Emily Rios is excellent as Kathy as a new student who is a good shooter but faces some prejudice as some opposing players would call her some racial slurs. Shareeka Epps is amazing as Lisa as a player who isn’t fond of Kathy at first until she stands up for her as well as become a less selfish player. Rooney Mara is remarkable as Wendy as Mindy’s sister who has an affair with an older man despite the fact that she’s underage as she copes with wanting to be more grown up as she is still young. Emma Roberts is marvelous as Abbie as the teenage girl who would coax Bill to do something as she also deals with first love where it’s a very realistic and charming performance from Roberts.
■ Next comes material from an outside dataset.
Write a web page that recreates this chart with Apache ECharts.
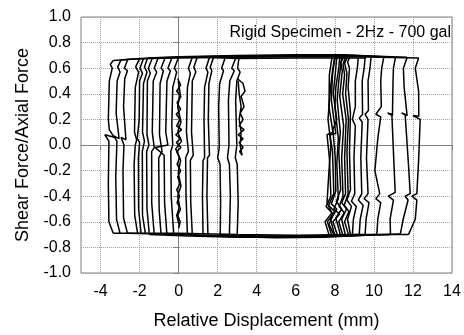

Finally, there’s Sam Rockwell in an incredible performance as Bill as once-great high school basketball star who has become a deadbeat alcoholic as he copes with his failures until he is given the chance to coach a girl’s team as he finally finds meaning in his life again.
The Winning Season is an excellent film from James C. Strouse. Featuring a great cast led by Sam Rockwell as well as a witty yet heartfelt script and playing with the conventions of sports films. It’s a film that offers something with some substance while not being afraid to follow the formula as well as present characters that are quite real. In the end, The Winning Season is an amazing film from James C. Strouse.